Why Leadership Misalignment Is Costing You More Than You Think

January 14th, 2026

Leadership misalignment rarely announces itself loudly. It doesn’t usually show up as a crisis or a clear breaking point. More often, it works quietly in the background, slowly eroding momentum and draining energy from the organization.

Projects stall without obvious explanation. Decisions that once took days now take weeks. Teams receive mixed signals and struggle to prioritize. Leaders feel frustration but can’t quite put their finger on what’s wrong. Over time, misalignment at the top creates inefficiencies that ripple throughout the entire organization.

The cost isn’t just financial.
It’s cultural.

Leadership Team Disagreeing about the right past forward. Three individuals in business attire at a table

When leadership isn’t aligned, trust weakens. Accountability fades. High performers become disengaged or burned out. Teams spend more time navigating confusion than executing strategy. Even the strongest plans lose impact because execution lacks cohesion. What looks like a performance issue is often a leadership alignment issue in disguise.

The Hidden Cost of Misalignment

Leadership misalignment shows up in subtle but powerful ways. Leaders may agree on high-level goals but differ on priorities, decision-making authority, or what “success” actually looks like. These gaps create friction that slows progress.

One leader pushes for speed while another prioritizes caution. One focuses on growth while another emphasizes stability. Individually, these perspectives are valid. But without alignment, they pull the organization in different directions.

The result? Conflicting priorities across teams, inconsistent messaging, unclear accountability, slower decision-making, and erosion of trust and engagement.

Over time, people stop asking questions. They hedge decisions. They wait for direction instead of taking ownership. Momentum fades, not because the team lacks talent, but because leadership isn’t operating as a unified force.

How to Gain Objectivity

Leadership teams are deeply invested in their organizations, and that investment is both a strength and a limitation.

When leaders are immersed in daily operations, long-standing relationships, and past decisions, it becomes difficult to see misalignment clearly or address it productively. Certain conversations feel risky. Assumptions go unchallenged. Tensions are minimized to preserve harmony. What isn’t addressed directly doesn’t disappear, it compounds.

This is where objectivity becomes critical.

An experienced business coach or executive advisor brings something internal teams simply cannot: clarity without bias. As a neutral, trusted facilitator, an objective coach creates a structured environment where leaders can speak candidly, surface competing viewpoints, and address misalignment without fear of judgment or political consequences.
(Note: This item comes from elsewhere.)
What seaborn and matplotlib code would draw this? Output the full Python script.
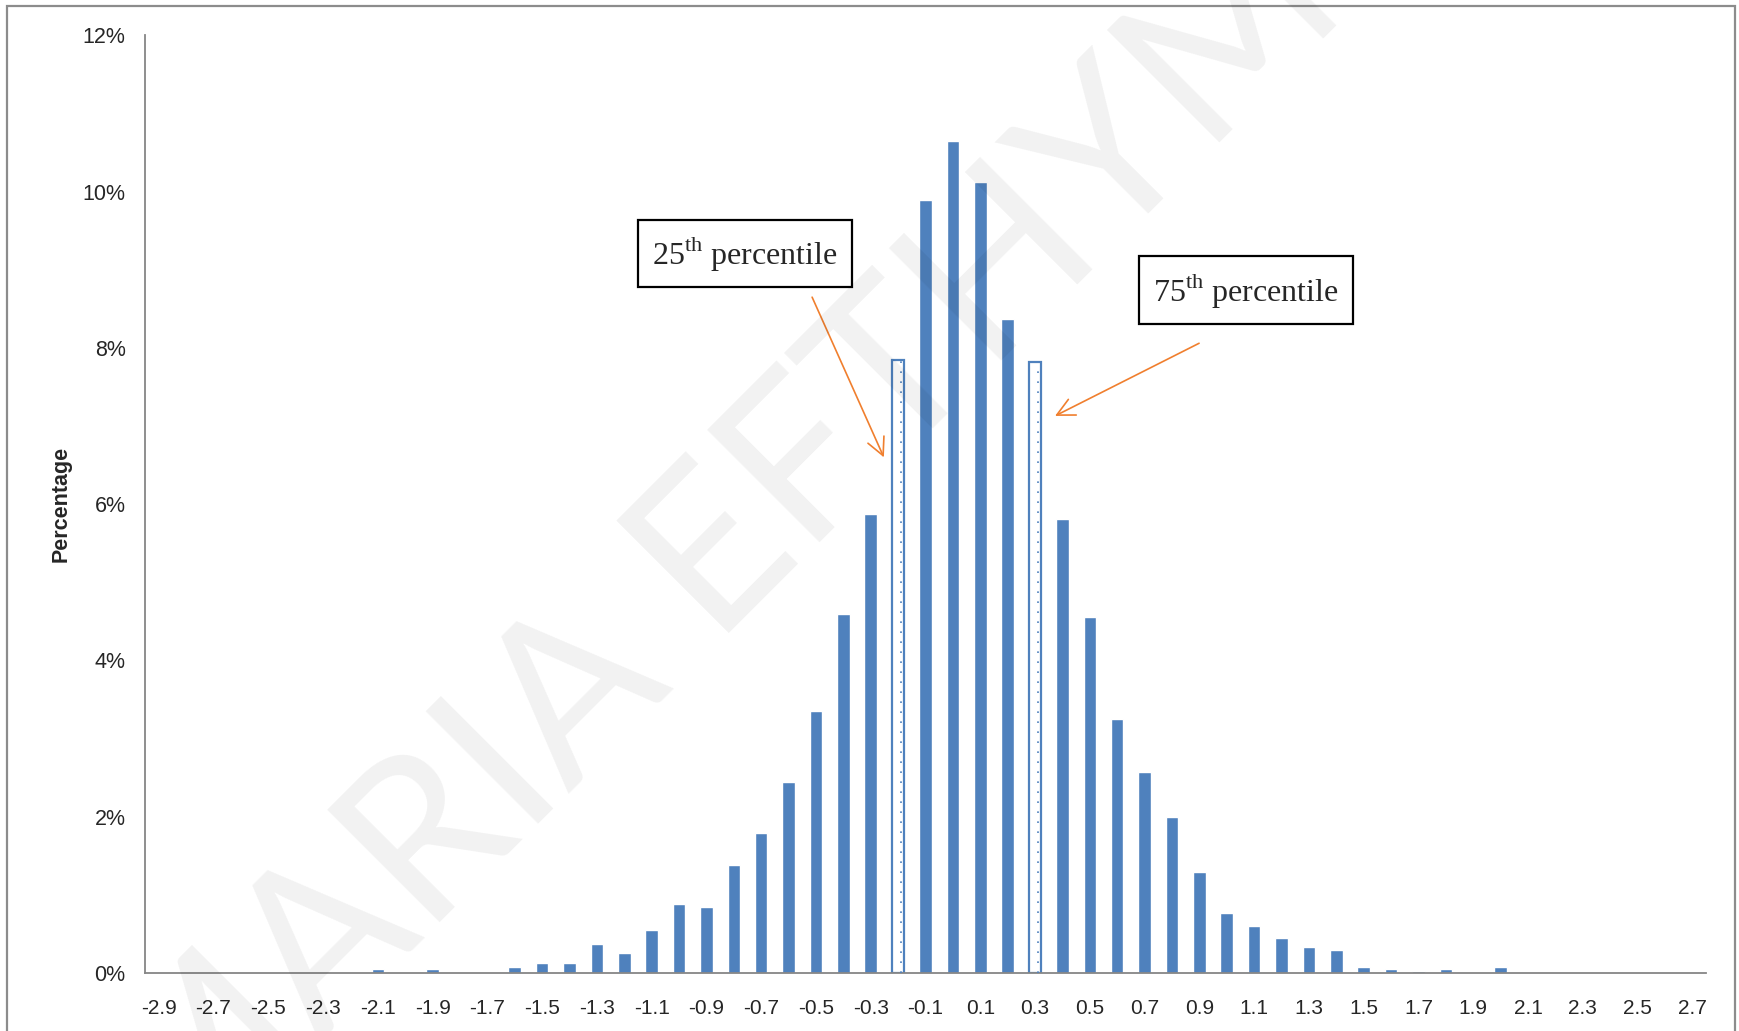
import matplotlib
matplotlib.use('Agg')
import matplotlib.pyplot as plt
import seaborn as sns
import pandas as pd
from matplotlib.patches import Rectangle

bins = ['-2.9', '-2.8', '-2.7', '-2.6', '-2.5', '-2.4', '-2.3', '-2.2', '-2.1', '-2.0',
        '-1.9', '-1.8', '-1.7', '-1.6', '-1.5', '-1.4', '-1.3', '-1.2', '-1.1', '-1.0',
        '-0.9', '-0.8', '-0.7', '-0.6', '-0.5', '-0.4', '-0.3', '-0.2', '-0.1', '0.0',
        '0.1', '0.2', '0.3', '0.4', '0.5', '0.6', '0.7', '0.8', '0.9', '1.0',
        '1.1', '1.2', '1.3', '1.4', '1.5', '1.6', '1.7', '1.8', '1.9', '2.0',
        '2.1', '2.2', '2.3', '2.4', '2.5', '2.6', '2.7']
pct = [0.01, 0.0, 0.0, 0.0, 0.0, 0.0, 0.0, 0.0, 0.05, 0.0,
       0.05, 0.01, 0.01, 0.08, 0.13, 0.13, 0.37, 0.26, 0.55, 0.88,
       0.84, 1.38, 1.79, 2.45, 3.35, 4.59, 5.88, 7.84, 9.9, 10.65,
       10.12, 8.37, 7.82, 5.81, 4.55, 3.25, 2.57, 2.0, 1.29, 0.77,
       0.6, 0.45, 0.33, 0.3, 0.08, 0.05, 0.03, 0.05, 0.0, 0.08,
       0.0, 0.01, 0.01, 0.0, 0.0, 0.0, 0.01]
quartile_bins = ['-0.2', '0.3']
tick_labels = bins[::2]

blue = '#4f81bd'
orange = '#f07f2e'

sns.set_style('white')
plt.rcParams['font.family'] = ['Liberation Sans', 'DejaVu Sans']
plt.rcParams['mathtext.fontset'] = 'custom'
plt.rcParams['mathtext.rm'] = 'Liberation Serif'

df = pd.DataFrame({'bin': bins, 'pct': pct})

fig = plt.figure(figsize=(17.39, 10.31), dpi=100)
ax = fig.add_axes([0.0834, 0.0563, 0.8976, 0.9093])

sns.barplot(data=df, x='bin', y='pct', order=bins, color=blue, width=0.46,
            saturation=1, ax=ax)

# quartile bins drawn hollow with a dotted inner line
for p, b in zip(ax.patches, bins):
    if b in quartile_bins:
        p.set_facecolor('white')
        p.set_edgecolor(blue)
        p.set_linewidth(1.6)
        xd = p.get_x() + p.get_width() * 0.72
        ax.plot([xd, xd], [0, p.get_height()], color=blue, lw=1.2,
                ls=(0, (1, 5)), zorder=3)

ax.set_xlim(-0.5, len(bins) - 0.5)
ax.set_ylim(0, 12)
ax.set_yticks(range(0, 13, 2))
ax.set_yticklabels([f'{v}%' for v in range(0, 13, 2)], fontsize=15.5)
ax.set_xticks(range(0, len(bins), 2))
ax.set_xticklabels(tick_labels, fontsize=15)
ax.set_xticks([i - 0.5 for i in range(len(bins) + 1)], minor=True)
ax.tick_params(axis='x', which='major', length=0, pad=19)
ax.tick_params(axis='x', which='minor', length=7, width=1.2, color='#868686', direction='out')
ax.tick_params(axis='y', length=7, width=1.2, color='#868686', direction='out', pad=7)

for s in ['top', 'right']:
    ax.spines[s].set_visible(False)
for s in ['left', 'bottom']:
    ax.spines[s].set_color('#868686')
    ax.spines[s].set_linewidth(1.3)

ax.set_xlabel('')
ax.set_ylabel('Percentage', fontsize=15.5, fontweight='bold')
ax.yaxis.set_label_coords(-0.047, 0.5)

# percentile call-outs
box = dict(boxstyle='square,pad=0.45', fc='white', ec='black', lw=1.6)
ax.text(21.4, 9.21, '25$^{\\mathrm{th}}$ percentile', fontsize=23, family='Liberation Serif',
        ha='center', va='center', bbox=box, zorder=6)
ax.text(39.7, 8.74, '75$^{\\mathrm{th}}$ percentile', fontsize=23, family='Liberation Serif',
        ha='center', va='center', bbox=box, zorder=6)
arrow = dict(arrowstyle='->,head_length=0.9,head_width=0.45', color=orange, lw=1.2,
             shrinkA=0, shrinkB=0, mutation_scale=14)
ax.annotate('', xy=(26.48, 6.6), xytext=(23.86, 8.65), arrowprops=arrow, zorder=6)
ax.annotate('', xy=(32.73, 7.13), xytext=(37.99, 8.06), arrowprops=arrow, zorder=6)

# watermark
fig.text(0.495, 0.6, 'MARIA EFTHYMIOU', rotation=45, fontsize=160, family='Lato',
         fontweight='normal', color='black', alpha=0.055, ha='center', va='center',
         zorder=10)

# outer frame
fig.patches.append(Rectangle((0.004, -0.05), 0.9937, 0.994 + 0.05, transform=fig.transFigure,
                             fill=False, ec='#8c8c8c', lw=1.6))

fig.savefig('out.png', dpi=100)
Rather than focusing on personalities or past conflicts, the conversation shifts to facts, priorities, and outcomes. A skilled facilitator helps leaders identify root causes of friction, clarify decision-making frameworks, and align around what truly matters most. This outside perspective often reveals blind spots that are invisible from the inside.

Is Your Leadership Team Truly Aligned?

Aligned leadership teams don’t just feel better to work with, they perform better.

Aligned teams:

  • Make decisions more efficiently because roles and authority are clear

  • Communicate with consistency, reducing confusion across the organization

  • Hold one another accountable without tension or defensiveness

  • Build trust that cascades throughout the business

Alignment isn’t about agreeing on everything. Healthy leadership teams challenge one another. They debate. They bring different perspectives to the table. Alignment means they are committed to the same vision, the same priorities, and the same decision-making principles, even when discussions are tough.

When leadership operates in alignment, it becomes a powerful competitive advantage. Teams gain clarity. Execution accelerates. Culture strengthens. The organization becomes easier to lead and more resilient as it scales.

Two people looking disappointed at business results. They are at a table in from of a whiteboard with charts.

Alignment Is the Missing Link

If growing the business feels harder than it should, leadership alignment may be the missing link. Many organizations invest heavily in strategy, systems, and talent but overlook the foundation that makes those investments work: a leadership team that is truly aligned. When alignment is strong, effort turns into progress. When it’s weak, even the best strategies struggle to gain traction.

Leadership misalignment can happen in any organization. And when addressed intentionally, it becomes an opportunity to strengthen trust, sharpen focus, and unlock the next level of growth.